得到了分片规划后，根据规划信息创建分区，一个HadoopPartition对象就是一个分区

override def getPartitions: Array[Partition] = {
  val jobConf = getJobConf()
  // add the credentials here as this can be called before SparkContext initialized
  SparkHadoopUtil.get.addCredentials(jobConf)
    val allInputSplits = getInputFormat(jobConf).getSplits(jobConf, minPartitions)
    val array = new Array[Partition](inputSplits.size)
    for (i <- 0 until inputSplits.size) {
      array(i) = new HadoopPartition(id, i, inputSplits(i))
    }
    array
}

getPartitions方法只是把分区创建出来了（创建了一个数组里面是一组partition对象），但是每个分区具体放哪些数据由compute方法决定
compute方法才是真正读取文件数据到分区中，该方法会根据一组partition对象返回一个迭代器集合
compute方法重点代码如下，其内部调用了inputFormat 的getRecordReader方法

override def compute(theSplit: Partition, context: TaskContext): InterruptibleIterator[(K, V)] = {
  val iter = new NextIterator[(K, V)] {
    private val split = theSplit.asInstanceOf[HadoopPartition]
   
    private var reader: RecordReader[K, V] = null
    private val inputFormat = getInputFormat(jobConf)

    reader =
      try {
        inputFormat.getRecordReader(split.inputSplit.value, jobConf, Reporter.NULL)
      } catch {
        
      }
    // Register an on-task-completion callback to close the input stream.
    context.addTaskCompletionListener[Unit] { context =>
      // Update the bytes read before closing is to make sure lingering bytesRead statistics in
      // this thread get correctly added.
      updateBytesRead()
      closeIfNeeded()
    }

    private val key: K = if (reader == null) null.asInstanceOf[K] else reader.createKey()
    private val value: V = if (reader == null) null.asInstanceOf[V] else reader.createValue()

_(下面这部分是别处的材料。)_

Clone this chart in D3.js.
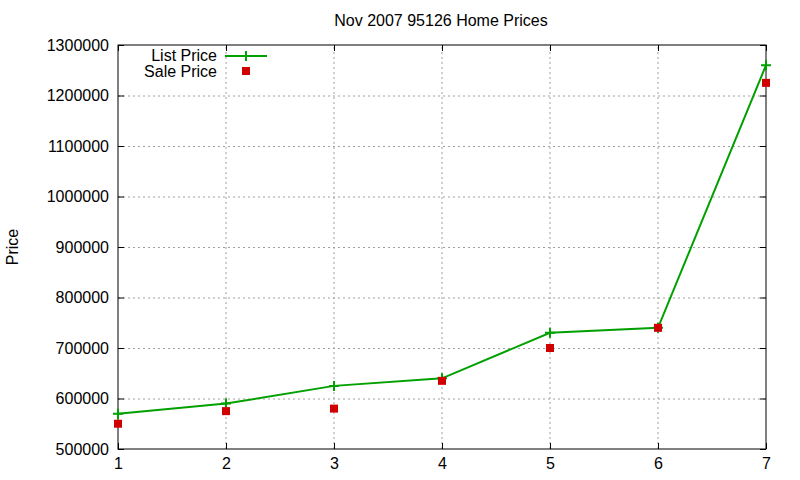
<!DOCTYPE html>
<html>
<head>
<meta charset="utf-8">
<script src="https://cdn.jsdelivr.net/npm/d3@7"></script>
<style>
  body { margin: 0; background: #fff; }
  svg text { font-family: "Liberation Sans", Arial, sans-serif; fill: #000; }
</style>
</head>
<body>
<svg id="chart" width="800" height="480"></svg>
<script>
const xValues = [1, 2, 3, 4, 5, 6, 7];
const listPrice = [570000, 590000, 625000, 640000, 730000, 740000, 1260000];
const salePrice = [550000, 575000, 580000, 635000, 700000, 740000, 1225000];
const yTicks = [500000, 600000, 700000, 800000, 900000, 1000000, 1100000, 1200000, 1300000];

let width = 800;
let height = 480;
let margin = { top: 45, right: 34, bottom: 31, left: 118 };

let svg = d3.select("#chart");

let x = d3.scaleLinear().domain([1, 7]).range([margin.left, width - margin.right]);
let y = d3.scaleLinear().domain([500000, 1300000]).range([height - margin.bottom, margin.top]);

// grid
let grid = svg.append("g");
grid.selectAll(".gx")
  .data(xValues.slice(1, -1))
  .join("line")
  .attr("x1", (d) => x(d)).attr("x2", (d) => x(d))
  .attr("y1", y(500000)).attr("y2", y(1300000))
  .style("stroke", "#a0a0a0").style("stroke-width", 1).style("stroke-dasharray", "2,3");
grid.selectAll(".gy")
  .data(yTicks.slice(1, -1))
  .join("line")
  .attr("x1", x(1)).attr("x2", x(7))
  .attr("y1", (d) => y(d) + 0.5).attr("y2", (d) => y(d) + 0.5)
  .style("stroke", "#a0a0a0").style("stroke-width", 1).style("stroke-dasharray", "2,3");

// axes (ticks inward, mirrored)
let tickLen = 6;
let axisLeft = svg.append("g")
  .attr("transform", `translate(${margin.left},0)`)
  .call(d3.axisLeft(y).tickValues(yTicks).tickFormat(d3.format("d")).tickSize(-tickLen).tickPadding(9));
let axisRight = svg.append("g")
  .attr("transform", `translate(${width - margin.right},0)`)
  .call(d3.axisRight(y).tickValues(yTicks).tickSize(-tickLen).tickFormat(""));
let axisBottom = svg.append("g")
  .attr("transform", `translate(0,${height - margin.bottom})`)
  .call(d3.axisBottom(x).tickValues(xValues).tickFormat(d3.format("d")).tickSize(-tickLen).tickPadding(9));
let axisTop = svg.append("g")
  .attr("transform", `translate(0,${margin.top})`)
  .call(d3.axisTop(x).tickValues(xValues).tickSize(-tickLen).tickFormat(""));

[axisLeft, axisRight, axisBottom, axisTop].forEach((a) => {
  a.attr("font-size", null).attr("font-family", null);
  a.select(".domain").remove();
  a.selectAll("line").style("stroke", "#000");
  a.selectAll("text").style("font-size", "16px");
});

svg.append("rect")
  .attr("x", margin.left).attr("y", margin.top)
  .attr("width", width - margin.left - margin.right)
  .attr("height", height - margin.top - margin.bottom)
  .style("fill", "none").style("stroke", "#000").style("stroke-width", 1);

// title and y label
svg.append("text")
  .attr("x", 441).attr("y", 26)
  .attr("text-anchor", "middle")
  .style("font-size", "16px")
  .text("Nov 2007 95126 Home Prices");

svg.append("text")
  .attr("transform", "translate(18,247) rotate(-90)")
  .attr("text-anchor", "middle")
  .style("font-size", "16px")
  .text("Price");

// list price line
let green = "#00a000";
let red = "#d00000";
let line = d3.line().x((d, i) => x(xValues[i])).y((d) => y(d));
svg.append("path")
  .datum(listPrice)
  .attr("d", line)
  .style("fill", "none").style("stroke", green).style("stroke-width", 2);

function plus(g, cx, cy) {
  g.append("path")
    .attr("d", `M${cx - 5},${cy}H${cx + 5}M${cx},${cy - 5}V${cy + 5}`)
    .style("stroke", green).style("stroke-width", 2);
}
let marks = svg.append("g");
listPrice.forEach((d, i) => plus(marks, x(xValues[i]), y(d)));

svg.append("g")
  .selectAll("rect")
  .data(salePrice)
  .join("rect")
  .attr("x", (d, i) => x(xValues[i]) - 4)
  .attr("y", (d) => y(d) - 4)
  .attr("width", 8).attr("height", 8)
  .style("fill", red);

// legend
let legend = svg.append("g");
legend.append("text").attr("x", 217).attr("y", 61).attr("text-anchor", "end")
  .style("font-size", "16px").text("List Price");
legend.append("text").attr("x", 217).attr("y", 77).attr("text-anchor", "end")
  .style("font-size", "16px").text("Sale Price");
legend.append("line").attr("x1", 225).attr("x2", 267).attr("y1", 56).attr("y2", 56)
  .style("stroke", green).style("stroke-width", 2);
plus(legend, 246, 56);
legend.append("rect").attr("x", 242).attr("y", 67).attr("width", 8).attr("height", 8).style("fill", red);
</script>
</body>
</html>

    override def getNext(): (K, V) = {
      try {
        finished = !reader.next(key, value)
      } catch {
      }
      (key, value)
    }

  new InterruptibleIterator[(K, V)](context, iter)
}

getRecordReader是一个抽象方法

RecordReader<K, V> getRecordReader(InputSplit split,
                                   JobConf job, 
                                   Reporter reporter) throws IOException;

寻找子类TextInputFormat中的getRecordReader方法，可以看到内部返回了一个LineRecordReader对象

public RecordReader<LongWritable, Text> getRecordReader(
                                        InputSplit genericSplit, JobConf job,
                                        Reporter reporter)
  throws IOException {
  
  reporter.setStatus(genericSplit.toString());
  String delimiter = job.get("textinputformat.record.delimiter");
  byte[] recordDelimiterBytes = null;
  if (null != delimiter) {
    recordDelimiterBytes = delimiter.getBytes(Charsets.UTF_8);
  }
  return new LineRecordReader(job, (FileSplit) genericSplit,
      recordDelimiterBytes);
}

在创建LineRecordReader对象时会传入分区规划split，最终读取数据时会根据分区规划进行读取
public LineRecordReader(Configuration job, FileSplit split,
    byte[] recordDelimiter) throws IOException {
  this.maxLineLength = job.getInt(org.apache.hadoop.mapreduce.lib.input.
    LineRecordReader.MAX_LINE_LENGTH, Integer.MAX_VALUE);
  start = split.getStart();
  end = start + split.getLength();
  final Path file = split.getPath();
  compressionCodecs = new CompressionCodecFactory(job);
  codec = compressionCodecs.getCodec(file);

不过需要注意的是LineRecordReader在读取时是一行一行读取的。

public synchronized boolean next(LongWritable key, Text value)
  throws IOException {
  while (getFilePosition() <= end || in.needAdditionalRecordAfterSplit()) {
    key.set(pos);
    int newSize = 0;
    
     newSize = in.readLine(value, maxLineLength, maxBytesToConsume(pos));
     pos += newSize;
    
    if (newSize == 0) {
      return false;
    }
    if (newSize < maxLineLength) {
      return true;
    }
  }
  return false;
}

假设现在有如下数据

0123456789abcde\r\n
fgx\r\n
hi

使用断点调试debug程序，中间运行过程如下，可以发现在分区规划时很公平给每个分区分配了8个字节

totalSize=24 //文件大小（字节）
goalSize=8 //每个分区预计大小
minSize=1 //每个分区最小大小
numSplits=3 //分区数量
splitSize=8 //每个分区实际大小
//每个分区实际规划
0 = {FileSplit@5433} "file:/E:/projectstudy/sparkstudy/aaa.txt:0+8"
1 = {FileSplit@5434} "file:/E:/projectstudy/sparkstudy/aaa.txt:8+8"
2 = {FileSplit@5471} "file:/E:/projectstudy/sparkstudy/aaa.txt:16+8"

但是实际分区数据并不是这样

分区1： 0123456789abcde\r\n
分区2：空
分区3：fgx\r\n
       hi

因为在真正读取数据时默认的LineRecordReader是按行读的，虽然第一个分区分配0-8 8个字节，但是在读取时会将整行信息全给分区1，轮到分区2时，分区2分配的是8-16，但是当前偏移量已经来到17，所以分区2没有数据可以分配，那么在读取时把第二行数据给分区3，此时分区3的偏移量还没用完，继续把第三行数据分配给分区3。